Fourth Sunday in Lent
Sermon Text: Numbers 21:4-9
John 3:14-21
Ephesians 2:1-10
Date preached: March 18, 2012
“Give thanks to the Lord, for he is good, and his mercy endures forever.” Goodness and mercy signify God’s treatment toward us.
While it is true that God is good and merciful, God does not withhold his discipline when we go astray. The Israelites were an impatient group of people who had been delivered from slavery. Such people you’d expect would be grateful.
Yet they tired of the journey. Things were not happening fast enough. They wanted things to occur on their timeframe. They were not satisfied with the food provided. They questioned Moses’ leadership. They certainly did not expect this wilderness experience.
Now if we were to transport through time one of the Israelites to our time, he or she would be truly overwhelmed. While they may be overwhelmed by advances in many things, I wonder how our complaints would register in their ears.
Often times today, things don’t happen fast enough. We go out to restaurants and complain that our coffee or tea isn’t warm enough. Today’s leaders are often targets of mockery. There is a lack of respect for authority on many levels.
Now as the Israelites complained, they were disciplined through poisonous serpents that struck their heels frequently leading to death. Numbers 21:6 can be a very troubling verse for us. How could God send serpents to kill?
How could you do this God? Why does God allow this to happen? Those indeed are good questions. Yet, those questions frequently serve to deflect blame to where it appropriately falls. We are the ones who turn away from God. We are the ones who get ourselves in trouble. We are the ones who are responsible.
Such an inconvenient truth may be hard for us to swallow. This is not to say that every bad thing that happens is our fault; we do suffer from the sin of others around us. There are sufferings that leave us struggling for answers. Death is the enemy.
Yet in the midst of our suffering, as people of faith we are blessed with God’s perspective. New Testament professor, D.A. Carson in his book “How Long, O Lord” states,
“The God (Christians) know is a just God;…That means they do not have ready answers; they have instead, a reasonable confidence in the One who does have the answers and the power to impose them. God will have the last word; we dare to wait for it.”
God’s last word is life. God’s desire is for us to live. God was eager to save His people that as they repented, He instructed Moses to make a bronze serpent. The serpent of bronze would be lifted up that those stricken would look to it and be healed.

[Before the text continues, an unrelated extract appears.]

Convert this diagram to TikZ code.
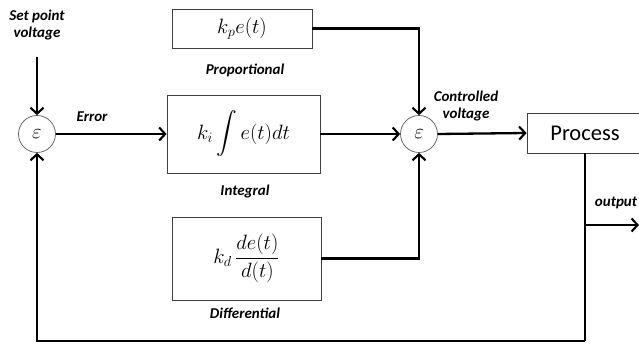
\documentclass[tikz,border=0pt]{standalone}
\usepackage{amsmath}
\usepackage{fontspec}
\setsansfont{Carlito}
\usetikzlibrary{arrows.meta}
\begin{document}
\begin{tikzpicture}[x=1pt,y=-1pt,
  blk/.style={draw=black!75,line width=0.8pt,inner sep=0pt,minimum width=#1},
  sumc/.style={circle,draw=black!65,line width=0.7pt,minimum size=37pt,inner sep=0pt,font=\fontsize{20}{24}\selectfont},
  lbl/.style={font=\sffamily\bfseries\itshape\fontsize{15}{17.5}\selectfont,align=center,inner sep=0pt},
  mth/.style={font=\fontsize{22}{26}\selectfont},
  wire/.style={line width=2.3pt,-{Straight Barb[length=6pt,width=13pt,line width=2.1pt]}},
  plain/.style={line width=2.3pt}]
\useasboundingbox (0,0) rectangle (639,344);
\node[lbl] (sp) at (37,25) {Set point\\voltage};
\coordinate (sptop) at (37,57);
\node[sumc] (e1) at (37,134) {$\varepsilon$};
\node[lbl] (err) at (92,117) {Error};
\node[blk=140pt,minimum height=39pt,mth] (kp) at (242,28.5) {$k_p e(t)$};
\node[lbl] (lp) at (245,70) {Proportional};
\node[blk=153pt,minimum height=78pt,mth] (ki) at (243.5,134) {$k_i \displaystyle\int e(t)dt$};
\node[lbl] (li) at (245,192) {Integral};
\node[blk=149pt,minimum height=83pt,mth] (kd) at (246.5,258.5) {$k_d\, \dfrac{de(t)}{d(t)}$};
\node[lbl] (ld) at (245,313) {Differential};
\node[sumc] (e2) at (419,134) {$\varepsilon$};
\node[lbl] (cv) at (466,106) {Controlled\\voltage};
\node[blk=116pt,minimum height=40pt,font=\sffamily\fontsize{22.5}{26}\selectfont] (proc) at (585,133) {Process};
\coordinate (o1) at (585,225);
\coordinate (o2) at (639,225);
\coordinate (fb) at (585,341);
\node[lbl] (out) at (616,203) {output};
\draw[wire] (sptop) -- (e1.north);
\draw[wire] (e1.east) -- (ki.west);
\draw[wire] (kp.east) -| (e2.north);
\draw[wire] (ki.east) -- (e2.west);
\draw[wire] (kd.east) -| (e2.south);
\draw[wire] (e2.east) -- (proc.west);
\draw[plain] (proc.south) -- (fb);
\draw[wire] (fb) -| (e1.south);
\draw[wire] (o1) -- (o2);
\end{tikzpicture}
\end{document}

Jesus uses that same image for himself in John 3. We who suffer from our sins, we who taste death, we who deserve eternal punishment are recipients of our Lord’s goodness and mercy. We receive God’s abundant, gracious love that is deeper than we can fathom. God loved the world that he gave his only Son, that whoever believes in him should not perish but have eternal life. For God did not send the son into the world to condemn the world, but that the world might be saved through him.
Through Christ, we who are dead because of our sins, we who are incapable of saving ourselves, we who have been disobedient, are bestowed the immeasurable riches of his grace as Paul describes in Ephesians 2:7.
This saving grace is a result of Christ’s faithfulness. He is the one to whom we look and believe in for our salvation. It is Christ who promises that those who believe in the name of the only Son of God will not be condemned.
Brothers and sisters in Christ, You have been saved by grace through faith in our Lord Jesus Christ. This message is not your own private secret, but a promise that is intended for the world, that people may receive this word and receive the same freedom of the Gospel that is yours in Christ.
Rooting in God’s abundant grace, we are set free to live a life of good works that, as Paul describes in Ephesians, “God prepared beforehand, that we should walk in them.”
Good works have no saving value. Rather, acts of charity, mercy, kindness, love and so forth are to faith as heat and light are to a flame. Good works shine forth from faith, and give glory to God.
So as you heard it stated at each baptism, “Let your light so shine before others, so that they may see your good works and glorify your Father in heaven.” AMEN.